By organizing information, databases are an essential component of nearly every computer program and online service. But the rigid structure of conventional database systems also constrains how they can be used. These systems require preset schemas and can only answer queries with well-defined semantics written in SQL (structured query language). Queries must be exacting to return correct information. Moreover, the data must be stored in a way to comply with the schema; therefore, taking advantage of the abundance of available unstructured data is challenging.

Facebook AI has developed a new approach called neural databases, which enables machines to search unstructured data — which might range from vast collections of text to recordings of songs — similar to how traditional systems can search a typical structured database. With neural databases, it might one day be possible to run a complex query such as “What is the third-longest entry about a Russian-born novelist?” directly on Wikipedia, for example.

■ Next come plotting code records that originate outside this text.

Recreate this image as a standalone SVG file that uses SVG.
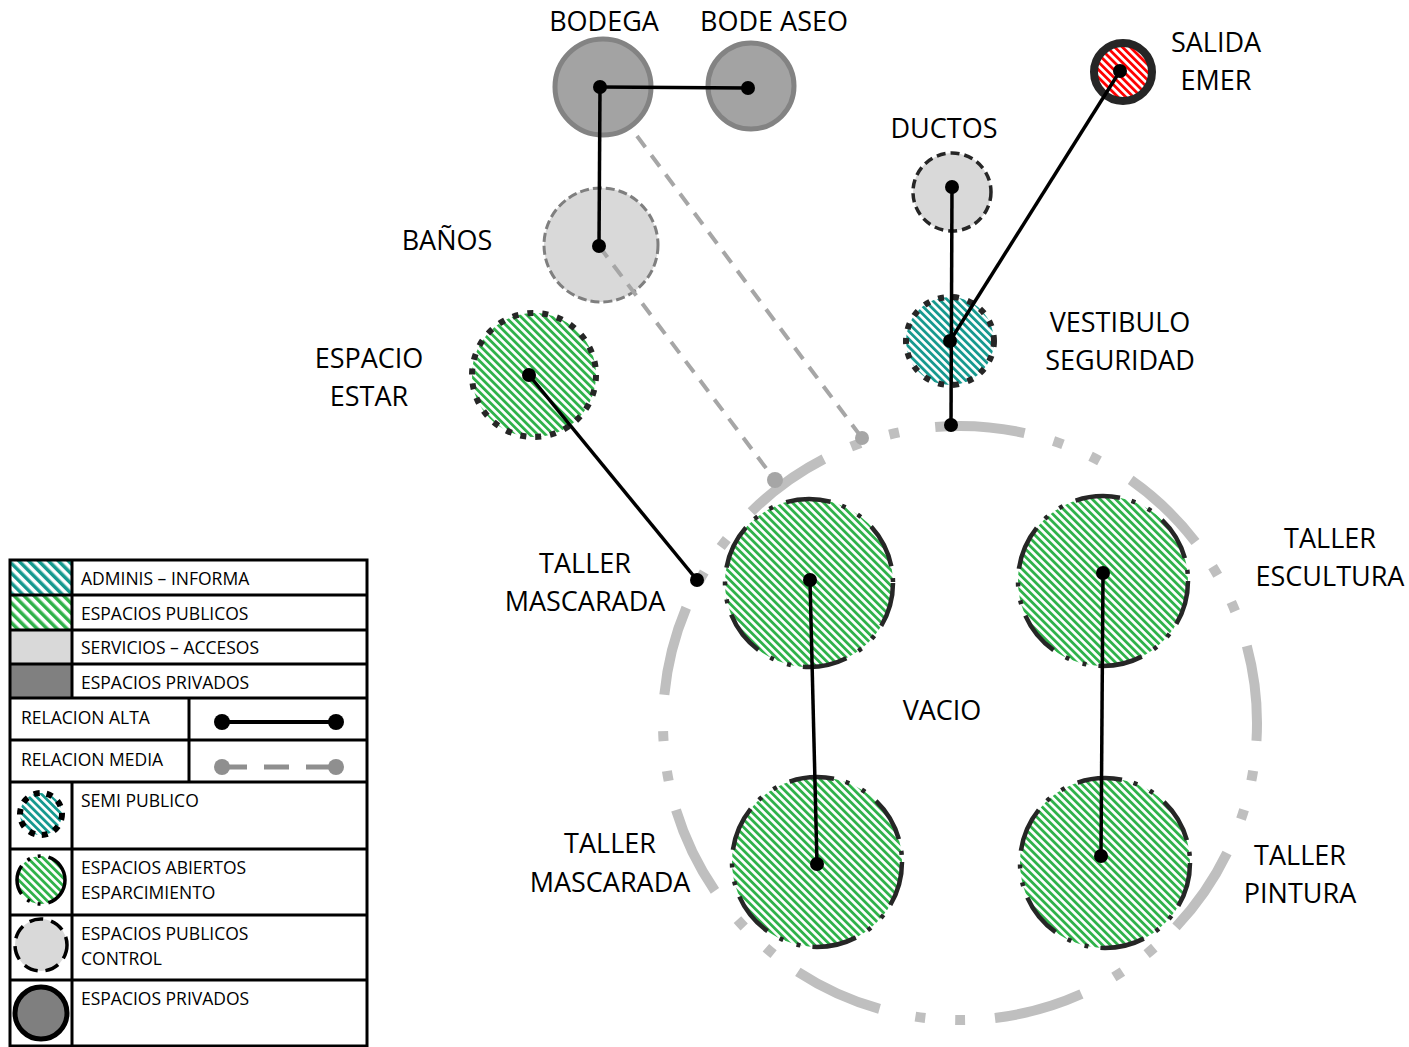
<svg xmlns="http://www.w3.org/2000/svg" width="1409" height="1047" viewBox="0 0 1409 1047">
<defs>
<pattern id="hg" width="5.5" height="5.5" patternUnits="userSpaceOnUse" patternTransform="rotate(-45)"><rect width="5.5" height="5.5" fill="#fff"/><rect width="2.8" height="5.5" fill="#2fb24a"/></pattern>
<pattern id="ht" width="5.5" height="5.5" patternUnits="userSpaceOnUse" patternTransform="rotate(-45)"><rect width="5.5" height="5.5" fill="#fff"/><rect width="2.8" height="5.5" fill="#16998f"/></pattern>
<pattern id="hr" width="5.5" height="5.5" patternUnits="userSpaceOnUse" patternTransform="rotate(-45)"><rect width="5.5" height="5.5" fill="#fff"/><rect width="2.8" height="5.5" fill="#ff0000"/></pattern>
<pattern id="hgL" width="7" height="7" patternUnits="userSpaceOnUse" patternTransform="rotate(-45)"><rect width="7" height="7" fill="#fff"/><rect width="3.5" height="7" fill="#2fb24a"/></pattern>
<pattern id="htL" width="7" height="7" patternUnits="userSpaceOnUse" patternTransform="rotate(-45)"><rect width="7" height="7" fill="#fff"/><rect width="3.5" height="7" fill="#16998f"/></pattern>
</defs>
<style>
.lbl{font-family:"Open Sans","Liberation Sans",sans-serif;font-size:27px;fill:#000;text-anchor:middle}
.lg{font-family:"Open Sans","Liberation Sans",sans-serif;font-size:17.5px;fill:#000}
.cell{fill:none;stroke:#000;stroke-width:3}
.priv{fill:#a3a3a3;stroke:#838383;stroke-width:5}
.ctrl{fill:#d9d9d9;stroke:#7f7f7f;stroke-width:3;stroke-dasharray:9 4}
.ctrlk{fill:#d9d9d9;stroke:#262626;stroke-width:3.5;stroke-dasharray:9 5}
.semi{stroke:#262626;stroke-width:6;stroke-dasharray:6 9}
.open{fill:url(#hg);stroke:#262626;stroke-width:4.5;stroke-dasharray:45 12 4 14 4 14}
.alta{stroke:#000;stroke-width:3.5;fill:none}
.media{stroke:#a6a6a6;stroke-width:4;fill:none;stroke-dasharray:14 10}
.dk{fill:#000}
.dg{fill:#a6a6a6}
</style>

<g id="vacio">
<circle cx="960" cy="723" r="297" fill="none" stroke="#bfbfbf" stroke-width="10" stroke-dasharray="90 30 10 30 10 36.6" stroke-dashoffset="72"/>
<text class="lbl" x="942" y="720">VACIO</text>
</g>

<g id="bodega"><circle class="priv" cx="603" cy="87" r="48"/><text class="lbl" x="604" y="31">BODEGA</text></g>
<g id="bode-aseo"><circle class="priv" cx="751" cy="86" r="43" fill="#a8a8a8"/><text class="lbl" x="774" y="31">BODE ASEO</text></g>
<g id="banos"><circle class="ctrl" cx="601" cy="245" r="57"/><text class="lbl" x="447" y="250">BAÑOS</text></g>
<g id="espacio-estar"><circle class="semi" fill="url(#hg)" cx="534" cy="375" r="62"/><text class="lbl" x="369" y="368">ESPACIO</text><text class="lbl" x="369" y="406">ESTAR</text></g>
<g id="ductos"><circle class="ctrlk" cx="952" cy="192" r="39"/><text class="lbl" x="944" y="138">DUCTOS</text></g>
<g id="vestibulo"><circle class="semi" fill="url(#ht)" cx="950" cy="341" r="44"/><text class="lbl" x="1120" y="332">VESTIBULO</text><text class="lbl" x="1120" y="370">SEGURIDAD</text></g>
<g id="salida"><circle cx="1123" cy="72" r="29" fill="url(#hr)" stroke="#262626" stroke-width="8"/><text class="lbl" x="1216" y="52">SALIDA</text><text class="lbl" x="1216" y="90">EMER</text></g>
<g id="taller-mascarada-1"><circle class="open" cx="809" cy="583" r="84"/><text class="lbl" x="585" y="573">TALLER</text><text class="lbl" x="585" y="611">MASCARADA</text></g>
<g id="taller-escultura"><circle class="open" cx="1103" cy="581" r="85"/><text class="lbl" x="1330" y="548">TALLER</text><text class="lbl" x="1330" y="586">ESCULTURA</text></g>
<g id="taller-mascarada-2"><circle class="open" cx="817" cy="862" r="85"/><text class="lbl" x="610" y="853">TALLER</text><text class="lbl" x="610" y="892">MASCARADA</text></g>
<g id="taller-pintura"><circle class="open" cx="1105" cy="863" r="85"/><text class="lbl" x="1300" y="865">TALLER</text><text class="lbl" x="1300" y="903">PINTURA</text></g>

<g id="connectors">
<line class="media" x1="637" y1="136" x2="862" y2="438"/>
<line class="media" x1="599" y1="246" x2="775" y2="480"/>
<circle class="dg" cx="862" cy="438" r="7"/>
<circle class="dg" cx="775" cy="480" r="8"/>
<line class="alta" x1="600" y1="87" x2="748" y2="88"/>
<line class="alta" x1="600" y1="87" x2="599" y2="246"/>
<line class="alta" x1="952" y1="187" x2="951" y2="425"/>
<line class="alta" x1="1120" y1="71" x2="950" y2="341"/>
<line class="alta" x1="529" y1="375" x2="697" y2="580"/>
<line class="alta" x1="810" y1="580" x2="817" y2="864"/>
<line class="alta" x1="1103" y1="573" x2="1101" y2="856"/>
<circle class="dk" cx="600" cy="87" r="7"/>
<circle class="dk" cx="748" cy="88" r="7"/>
<circle class="dk" cx="599" cy="246" r="7"/>
<circle class="dk" cx="952" cy="187" r="7"/>
<circle class="dk" cx="951" cy="425" r="7"/>
<circle class="dk" cx="950" cy="341" r="7"/>
<circle class="dk" cx="1120" cy="71" r="7"/>
<circle class="dk" cx="529" cy="375" r="7"/>
<circle class="dk" cx="697" cy="580" r="7"/>
<circle class="dk" cx="810" cy="580" r="7"/>
<circle class="dk" cx="817" cy="864" r="7"/>
<circle class="dk" cx="1103" cy="573" r="7"/>
<circle class="dk" cx="1101" cy="856" r="7"/>
</g>

<g id="legend">
<rect x="10" y="560" width="62" height="35" fill="url(#htL)"/>
<rect x="10" y="595" width="62" height="35" fill="url(#hgL)"/>
<rect x="10" y="630" width="62" height="34" fill="#d9d9d9"/>
<rect x="10" y="664" width="62" height="34" fill="#808080"/>
<rect class="cell" x="10" y="560" width="357" height="486"/>
<line class="cell" x1="10" y1="595" x2="367" y2="595"/>
<line class="cell" x1="10" y1="630" x2="367" y2="630"/>
<line class="cell" x1="10" y1="664" x2="367" y2="664"/>
<line class="cell" x1="10" y1="698" x2="367" y2="698"/>
<line class="cell" x1="10" y1="740" x2="367" y2="740"/>
<line class="cell" x1="10" y1="782" x2="367" y2="782"/>
<line class="cell" x1="10" y1="849" x2="367" y2="849"/>
<line class="cell" x1="10" y1="915" x2="367" y2="915"/>
<line class="cell" x1="10" y1="980" x2="367" y2="980"/>
<line class="cell" x1="72" y1="560" x2="72" y2="698"/>
<line class="cell" x1="189" y1="698" x2="189" y2="782"/>
<line class="cell" x1="72" y1="782" x2="72" y2="1046"/>
<text class="lg" x="81" y="585">ADMINIS – INFORMA</text>
<text class="lg" x="81" y="620">ESPACIOS PUBLICOS</text>
<text class="lg" x="81" y="654">SERVICIOS – ACCESOS</text>
<text class="lg" x="81" y="689">ESPACIOS PRIVADOS</text>
<text class="lg" x="21" y="724">RELACION ALTA</text>
<text class="lg" x="21" y="766">RELACION MEDIA</text>
<line x1="222" y1="722" x2="336" y2="722" stroke="#000" stroke-width="4"/>
<circle class="dk" cx="222" cy="722" r="8"/>
<circle class="dk" cx="336" cy="722" r="8"/>
<line x1="222" y1="767" x2="336" y2="767" stroke="#8f8f8f" stroke-width="5" stroke-dasharray="25 17 25 17 32"/>
<circle cx="222" cy="767" r="8" fill="#8f8f8f"/>
<circle cx="336" cy="767" r="8" fill="#8f8f8f"/>
<circle cx="41" cy="814" r="21" fill="url(#ht)" stroke="#000" stroke-width="6" stroke-dasharray="6 7"/>
<circle cx="41" cy="880" r="24" fill="url(#hg)" stroke="#000" stroke-width="3.5" stroke-dasharray="30 8 3 8 3 8"/>
<circle cx="41" cy="945" r="26" fill="#d9d9d9" stroke="#000" stroke-width="3.5" stroke-dasharray="14 8"/>
<circle cx="41" cy="1013" r="26" fill="#7f7f7f" stroke="#000" stroke-width="5"/>
<text class="lg" x="81" y="807">SEMI PUBLICO</text>
<text class="lg" x="81" y="874">ESPACIOS ABIERTOS</text>
<text class="lg" x="81" y="899">ESPARCIMIENTO</text>
<text class="lg" x="81" y="940">ESPACIOS PUBLICOS</text>
<text class="lg" x="81" y="965">CONTROL</text>
<text class="lg" x="81" y="1005">ESPACIOS PRIVADOS</text>
</g>
</svg>
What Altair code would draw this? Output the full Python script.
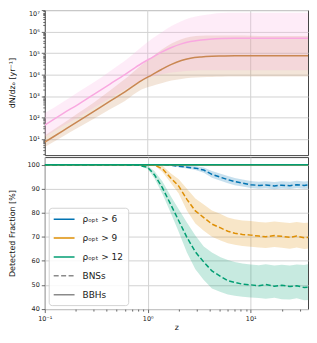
import altair as alt
import pandas as pd

# ---------------- top panel: cumulative rate (log10 values)
z_rate = [0.1, 0.15, 0.21, 0.3, 0.43, 0.6, 0.87, 1.1, 1.36, 1.7, 2.12, 2.6, 3.3, 4.2, 5.2, 7, 10, 15, 20, 30, 39]
bbh_log = [0.84, 1.37, 1.81, 2.28, 2.76, 3.19, 3.72, 3.99, 4.24, 4.48, 4.66, 4.77, 4.83, 4.86, 4.87, 4.88, 4.88, 4.88, 4.88, 4.88, 4.88]
bbh_log_hi = [1.15, 1.71, 2.19, 2.70, 3.26, 3.79, 4.45, 4.83, 5.16, 5.46, 5.66, 5.77, 5.82, 5.83, 5.83, 5.83, 5.82, 5.81, 5.81, 5.81, 5.81]
bbh_log_lo = [0.61, 1.11, 1.51, 1.94, 2.38, 2.77, 3.30, 3.47, 3.60, 3.72, 3.80, 3.85, 3.88, 3.89, 3.90, 3.91, 3.91, 3.91, 3.91, 3.91, 3.91]
bns_log = [1.64, 2.18, 2.60, 3.08, 3.56, 4.00, 4.52, 4.80, 5.05, 5.27, 5.44, 5.55, 5.62, 5.67, 5.69, 5.70, 5.70, 5.70, 5.70, 5.70, 5.70]
bns_log_hi = [2.20, 2.72, 3.18, 3.64, 4.16, 4.65, 5.29, 5.68, 5.97, 6.27, 6.50, 6.66, 6.77, 6.84, 6.88, 6.89, 6.90, 6.90, 6.90, 6.90, 6.90]
bns_log_lo = [1.09, 1.60, 2.00, 2.45, 2.90, 3.30, 3.72, 3.90, 4.02, 4.10, 4.15, 4.18, 4.20, 4.20, 4.20, 4.20, 4.20, 4.20, 4.20, 4.20, 4.20]

pops = ["BBHs", "BNSs"]
pop_colors = ["#c98752", "#f9a8e0"]

# ---------------- bottom panel: detected fraction [%]
z_det = [0.1, 0.5, 0.8, 1.0, 1.16, 1.39, 1.67, 2.0, 2.4, 2.9, 3.5, 4.2, 5.1, 6.0, 7.0, 8.3, 10, 12, 14, 17, 20, 24, 28, 33, 39]
bns6 = [100, 100, 100, 100, 100, 100, 99.8, 99.4, 99.0, 98.6, 97.8, 96.0, 94.8, 93.8, 93.0, 92.4, 91.7, 91.4, 91.6, 91.2, 91.5, 91.3, 91.7, 91.4, 91.8]
bns6_hi = [100, 100, 100, 100, 100, 100, 100, 99.8, 99.6, 99.4, 98.9, 97.4, 96.3, 95.3, 94.5, 93.9, 93.2, 92.9, 93.1, 92.8, 93.1, 92.9, 93.3, 93.0, 93.4]
bns6_lo = [100, 100, 100, 100, 100, 100, 99.6, 99.0, 98.4, 97.8, 96.7, 94.6, 93.3, 92.3, 91.5, 91.0, 90.3, 90.0, 90.2, 89.8, 90.1, 89.9, 90.3, 90.0, 90.2]
bns9 = [100, 100, 100, 100, 99.9, 98.3, 94.5, 91.1, 85.6, 80.8, 78.0, 75.3, 73.7, 72.3, 71.5, 71.0, 70.7, 70.3, 70.0, 70.5, 70.2, 69.8, 70.3, 69.6, 69.9]
bns9_hi = [100, 100, 100, 100, 100, 99.6, 96.5, 94.0, 90.0, 86.0, 83.5, 81.0, 79.5, 78.0, 77.3, 76.8, 76.6, 76.2, 76.0, 76.4, 76.1, 75.8, 76.2, 75.8, 76.0]
bns9_lo = [100, 100, 100, 100, 99.8, 97.0, 92.5, 88.0, 81.0, 75.5, 72.5, 70.0, 68.5, 67.3, 66.7, 66.2, 65.9, 65.5, 65.3, 65.8, 65.4, 65.0, 65.5, 64.9, 65.2]
bns12 = [100, 100, 99.9, 98.9, 95.9, 90.4, 83.5, 76.7, 69.8, 63.7, 59.5, 55.8, 53.5, 51.7, 51.0, 50.3, 50.0, 49.6, 50.1, 49.4, 49.8, 49.3, 49.6, 48.9, 49.1]
bns12_hi = [100, 100, 100, 99.6, 97.4, 93.0, 87.0, 81.5, 76.0, 70.5, 66.0, 63.5, 61.5, 60.3, 59.5, 58.9, 58.5, 58.2, 58.6, 58.0, 58.4, 58.1, 58.5, 58.3, 58.9]
bns12_lo = [100, 100, 99.8, 98.2, 94.4, 87.8, 80.0, 72.0, 63.5, 56.5, 52.0, 48.5, 47.0, 46.0, 45.5, 45.0, 44.7, 44.5, 44.2, 44.6, 44.0, 43.9, 44.4, 43.6, 43.8]
bbh_det = [100] * len(z_det)

rho_labels = ["ρₒₚₜ > 6", "ρₒₚₜ > 9", "ρₒₚₜ > 12"]
rho_colors = ["#0173b2", "#de8f05", "#029e73"]
legend_entries = rho_labels + ["BNSs", "BBHs"]
legend_colors = rho_colors + ["#8a8a8a", "#8a8a8a"]
legend_dashes = [[1, 0], [1, 0], [1, 0], [5, 2.5], [1, 0]]

# tick positions / labels
y_top_major = [10, 100, 1e3, 1e4, 1e5, 1e6, 1e7]
y_top_minor = [m * 10 ** k for k in range(0, 7) for m in range(2, 10)]
x_major = [0.1, 1, 10]
x_minor = [0.2, 0.3, 0.4, 0.5, 0.6, 0.7, 0.8, 0.9, 2, 3, 4, 5, 6, 7, 8, 9, 20, 30]
x_grid = [1, 10]
y_bot_ticks = [40, 50, 60, 70, 80, 90, 100]

SUP = {-1: "⁻¹", 0: "⁰", 1: "¹", 2: "²", 3: "³", 4: "⁴", 5: "⁵", 6: "⁶", 7: "⁷"}


def pow_label_expr(exps):
    return "".join(f"abs(datum.value/1e{e}-1)<0.01 ? '10{SUP[e]}' : " for e in exps) + "''"


MAJOR_TEST = "abs(log(datum.value)/LN10-round(log(datum.value)/LN10))<0.01"
tick_cond = {"condition": {"test": MAJOR_TEST, "value": 3.5}, "value": 2}
grid_cond = {"condition": {"test": MAJOR_TEST, "value": 1}, "value": 0}
label_size_cond = {"condition": {"test": MAJOR_TEST, "value": 6.5}, "value": 0}
top_baseline = {"condition": {"test": "datum.value > 5e6", "value": "top"}, "value": "middle"}

# ---------------- build tables
top_rows = []
for pop, c, lo, hi in [("BBHs", bbh_log, bbh_log_lo, bbh_log_hi), ("BNSs", bns_log, bns_log_lo, bns_log_hi)]:
    for i, z in enumerate(z_rate):
        top_rows.append(dict(z=z, pop=pop, val=10 ** c[i], lo=10 ** lo[i], hi=10 ** hi[i]))
top_df = pd.DataFrame(top_rows)

bot_rows = []
for lab, c, lo, hi in [(rho_labels[0], bns6, bns6_lo, bns6_hi),
                       (rho_labels[1], bns9, bns9_lo, bns9_hi),
                       (rho_labels[2], bns12, bns12_lo, bns12_hi)]:
    for i, z in enumerate(z_det):
        bot_rows.append(dict(z=z, thr=lab, pop="BNSs", val=c[i], lo=lo[i], hi=hi[i]))
    for i, z in enumerate(z_det):
        bot_rows.append(dict(z=z, thr=lab, pop="BBHs", val=bbh_det[i], lo=bbh_det[i], hi=bbh_det[i]))
bot_df = pd.DataFrame(bot_rows)
bns_band_df = bot_df[bot_df["pop"] == "BNSs"]
grid_df = pd.DataFrame({"z": x_grid})

W = 265
H_TOP = 146
H_BOT = 153
x_scale = alt.Scale(type="log", domain=[0.1, 36], nice=False)

legend_common = dict(
    title=None, symbolType="M-2,0H2", symbolSize=110, symbolStrokeWidth=1.6, symbolOffset=4,
    labelFontSize=9, labelFont="DejaVu Sans", labelColor="#222", labelOffset=12,
    fillColor="rgba(255,255,255,0.85)", strokeColor="#d3d3d3", cornerRadius=3,
    padding=5, offset=4,
)

# ---------------- top chart
y_top_axis = alt.Axis(
    values=y_top_major + y_top_minor, labelExpr=pow_label_expr(range(0, 8)),
    tickSize=tick_cond, gridOpacity=grid_cond, labelFontSize=label_size_cond,
    labelOverlap=False, labelBaseline=top_baseline,
    title="dN/dzₒ [yr⁻¹]", titlePadding=4, minExtent=24, maxExtent=24, labelPadding=2,
)
y_top_scale = alt.Scale(type="log", domain=[10 ** 0.235, 10 ** 7.02], nice=False)
x_top = alt.X("z:Q", scale=x_scale, axis=None)

top_grid = alt.Chart(grid_df).mark_rule(color="#d2d2d2", strokeWidth=1).encode(x=x_top)
top_band = alt.Chart(top_df).mark_area(opacity=0.22, interpolate="monotone", clip=True).encode(
    x=x_top,
    y=alt.Y("lo:Q", scale=y_top_scale, axis=y_top_axis),
    y2="hi:Q",
    fill=alt.Fill("pop:N", scale=alt.Scale(domain=pops, range=pop_colors), legend=None),
)
top_line = alt.Chart(top_df).mark_line(strokeWidth=1.5, interpolate="monotone", clip=True).encode(
    x=x_top,
    y=alt.Y("val:Q", scale=y_top_scale, axis=y_top_axis),
    color=alt.Color("pop:N", scale=alt.Scale(domain=pops, range=pop_colors),
                    legend=alt.Legend(orient="top-left", rowPadding=3.5, **legend_common)),
)
top = alt.layer(top_grid, top_band, top_line).properties(width=W, height=H_TOP)

# ---------------- bottom chart
x_bot = alt.X("z:Q", scale=x_scale, axis=alt.Axis(
    values=x_major + x_minor, labelExpr=pow_label_expr([-1, 0, 1]),
    tickSize=tick_cond, gridOpacity=grid_cond, labelOverlap=False, labelFlush=False,
    title="z", titlePadding=2, labelPadding=3,
))
y_bot_scale = alt.Scale(domain=[39.9, 103.2], nice=False, zero=False)
y_bot_axis = alt.Axis(values=y_bot_ticks, title="Detected Fraction [%]", tickSize=3.5,
                      titlePadding=4, minExtent=24, maxExtent=24, labelPadding=2)

bot_band = alt.Chart(bns_band_df).mark_area(opacity=0.22, clip=True).encode(
    x=x_bot,
    y=alt.Y("lo:Q", scale=y_bot_scale, axis=y_bot_axis),
    y2="hi:Q",
    fill=alt.Fill("thr:N", scale=alt.Scale(domain=rho_labels, range=rho_colors), legend=None),
)
bot_legend = alt.Legend(orient="bottom-left", rowPadding=7, **legend_common)
bot_line = alt.Chart(bot_df).mark_line(strokeWidth=1.5, clip=True).encode(
    x=x_bot,
    y=alt.Y("val:Q", scale=y_bot_scale, axis=y_bot_axis),
    color=alt.Color("thr:N", scale=alt.Scale(domain=legend_entries, range=legend_colors), legend=bot_legend),
    strokeDash=alt.StrokeDash("pop:N", scale=alt.Scale(domain=legend_entries, range=legend_dashes), legend=bot_legend),
)
bottom = alt.layer(bot_band, bot_line).properties(width=W, height=H_BOT)

chart = (
    alt.vconcat(top, bottom, spacing=0)
    .resolve_scale(color="independent", fill="independent", strokeDash="independent")
    .properties(padding=0, background="white")
    .configure_view(stroke="#444", strokeWidth=1)
    .configure_axis(
        labelFont="DejaVu Sans", titleFont="DejaVu Sans", labelColor="#222", titleColor="#111",
        labelFontSize=6.5, titleFontSize=8, titleFontWeight="normal",
        tickColor="#444", tickWidth=0.8, gridColor="#d2d2d2", gridWidth=1, domain=False,
    )
)

chart.save("out.html", embed_options={"renderer": "svg", "actions": False})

Neural databases bridge an important gap between the fields of databases and NLP. Significant progress has been made in using natural language queries on standard structured data. This lets people pose ad hoc queries such as “How many teams won away games by more than three points?” But these existing systems can’t query a collection of information that isn’t organized into a structured database. Conversely, machine learning models can provide powerful predictions for tasks whose semantics are vague and that involve data that does not fit into a predefined schema. “Does this post contain hate speech?” for example. However, they do not have the benefits of composition that databases possess. Therefore, it is difficult or impossible to extend them to closely related but unseen predictions — such as “What percentage of reviews are positive for horror movies released in the 1970s?” Or even “How many directors under the age of 30 released positively reviewed horror movies in the 1970s?”